Bu kahraman kadınımız Erzurum’un Çayköy ilçesinde dünyaya gelmiş eşi Binbaşı Derviş’in Edirne müdafaasına gönderilmesi üzerine Fatma Seher de kocası ile Edirne’ye gider. Binbaşı Derviş Bey, daha sonra gönderildiği Sarıkamış’ta şehit düşünce Fatma Hanım da çocuklarıyla İstanbul’da yaşamaya başlar. İstanbul işgal altındadır. Fatma hanım bu durumu hiç içine sindiremez. Bütün zorluklara rağmen Anadolu’ya geçerek Mustafa Kemal’e Sivas’ta ulaşır.
“Paşam, şehit eşim toprakta iki yetimim İstanbul’da. Bu aciz vatanı kurtaracak olan sensin. Edirne’de düşmana karşı geri hizmette bulundum. Yaralı askerleri sırtımda taşıdım. Kadınları toplayıp askerlere çorap örüp, mintan diktiler. Ama yetmedi. Bana vatan için bir görev ver. Paşam düşmana karşı vuruşmak isterim. Kocamın bıraktığı yerden ben devam etmek isterim. İş göster. Emret!” diye Mustafa Kemal’den görev isteyen Fatma Seher’e komutan Kemal “Bundan sonra düşman senden korksun. Bütün kadınlarımız senin yiğit, ak yüreğini taşısın Kara Fatma” der. Ve o günden sonra Fatma Seher, Kara Fatma olarak Kurtuluş Savaşı’nda yerini alarak yıllarca ölüm kalım mücadelesi vererek ülkenin düşman işgalinden kurutulması mücadelesinde büyük görevler üstlenmiş olur.
Mustafa Kemal’in talimatı ile İstanbul’a gelen Kara Fatma, burada kuruduğu Kadınlar Milis Gücü ile cephe gerisinde verilen her görevi yerine getiriyordur. Yunanlıların Fındıktepe denilen tepeyi işgal etmesi üzerine Kara Fatma’ya verilen görev üzerine milis kuvvetleri ile giriştiği mücadele sırasında Kara Fatma’nın sağ elinin parmakları şarapnel patlaması sonucu kopar. Kanlı eliyle savaş alnından ayrılmayan Kara Fatma’nın bu sefer de bir şarapnel parçası göğsüne saplanır. Acilen İzmir Kızılay Hastanesi’ne kaldırılan Kara Fatma iyileşir ancak göğsüne saplanan şarapneli ömrü boyu taşımak zorunda kalır.

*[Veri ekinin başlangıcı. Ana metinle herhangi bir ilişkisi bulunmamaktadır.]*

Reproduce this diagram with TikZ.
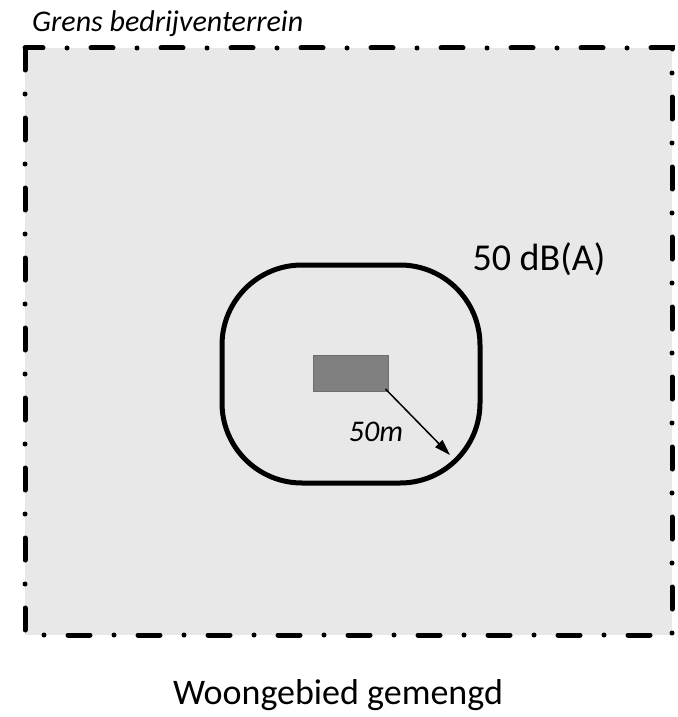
\documentclass[tikz,border=0pt]{standalone}
\usepackage{fontspec}
\setmainfont{Carlito}
\usepackage{tikz}
\usetikzlibrary{arrows.meta}
\definecolor{bronvlak}{HTML}{808080}
\definecolor{bronrand}{HTML}{6E6E6E}
\definecolor{terrein}{HTML}{E8E8E8}

\begin{document}
\begin{tikzpicture}[x=1pt, y=-1pt,
    grens/.style={line width=5pt, line cap=round, dash pattern=on 22pt off 24pt on 0pt off 24pt},
    contour/.style={draw, line width=5pt, rounded corners=80pt, minimum width=258pt, minimum height=218pt},
    bron/.style={draw=bronrand, fill=bronvlak, line width=1pt, minimum width=75pt, minimum height=36pt},
    label/.style={inner sep=0pt}]
        \useasboundingbox (0,0) rectangle (677,717);

        % Draw the site boundary
        \fill[terrein] (25,48) rectangle (672,635);
        \draw[grens] (25,48) -- (25,635) -- (672,635) -- (672,48) -- cycle;
        \node[label, anchor=west] (grenslabel) at (32,24) {\fontsize{30}{36}\selectfont\itshape Grens bedrijventerrein};

        % Draw the 50 dB(A) contour
        \node[contour] (contour) at (351,374) {};
        \node[label] (dba) at (539,259) {\fontsize{38}{45}\selectfont 50 dB(A)};

        % Draw the source and the distance arrow
        \node[bron] (bron) at (350.5,373.5) {};
        \coordinate (tip) at (450,455);
        \draw[line width=1.5pt, -{Triangle[length=16pt, width=10pt]}] ([shift={(-3,-3)}]bron.south east) -- (tip);
        \node[label] (afstand) at (376,432) {\fontsize{30}{36}\selectfont\itshape 50m};

        % Draw the residential area label
        \node[label] (woon) at (338,695) {\fontsize{36}{43}\selectfont Woongebied gemengd};
\end{tikzpicture}
\end{document}
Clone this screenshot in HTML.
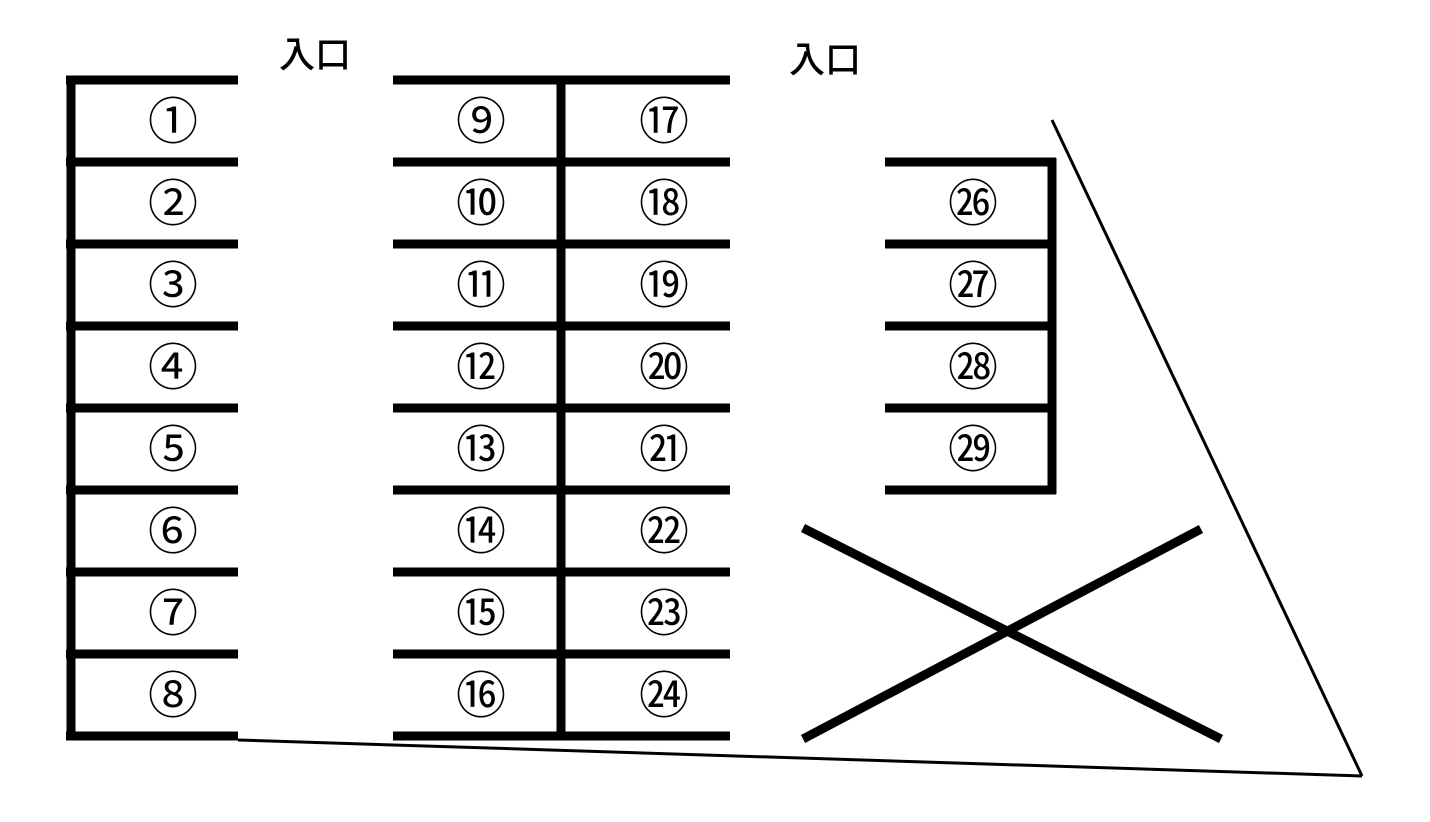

Kara Fatma iyileşmesine müteakip tekrar cepheye koşar. Kurtuluş Savaşı’nın sonuna kadar görevini başarı ile yapar.
Kara Fatma cumhuriyetin kuruluşundan sonra devlet tarafından üsteğmenlik maaşı ile taltif edilir. Kara Fatma “Vatana hizmetin bedeli olmaz. Ben bütün mücadeleleri vatanım ve milletim için yaptım, bir beklentim yok” diyerek bağlanan maaşı Kızılay’a bağışlar.
Milli mücadelenin ünlü kahramanı Kara Fatma aradan geçen uzun zaman içinde yoksulluğa düşmüş. Başını sokacak evi dahi olmayan Kara Fatma’ya komşuları yardım eder olmuş. Hasta idi ona rağmen günlük işlere de gidiyordu. İstanbul Kasımpaşa’da berbat bir evde yaşıyordu, komşularının ısrarı ile Galata’daki Rus manastırına yatırıldı.
Kara Fatma’nın bu yürek yakan yaşamını tesadüfen öğrenen Kars Milletvekili Tezel Taşkıran ve Rize Milletvekili İzzet Akçal hazırladıkları kanun teklifi ile 1954 yılında Kara Fatma’ya 170 lira aylık bağlamışlardır. 67 yaşına geldiği zaman İstanbul’da Darülaceze hastanesinde 2 Temmuz 1955 tarihinde vefat etmiştir. 1888 tarihinde dünyaya gelen milli kahraman Kara Fatma kimsesiz ve yoksulluk içinde hayata veda etmiştir.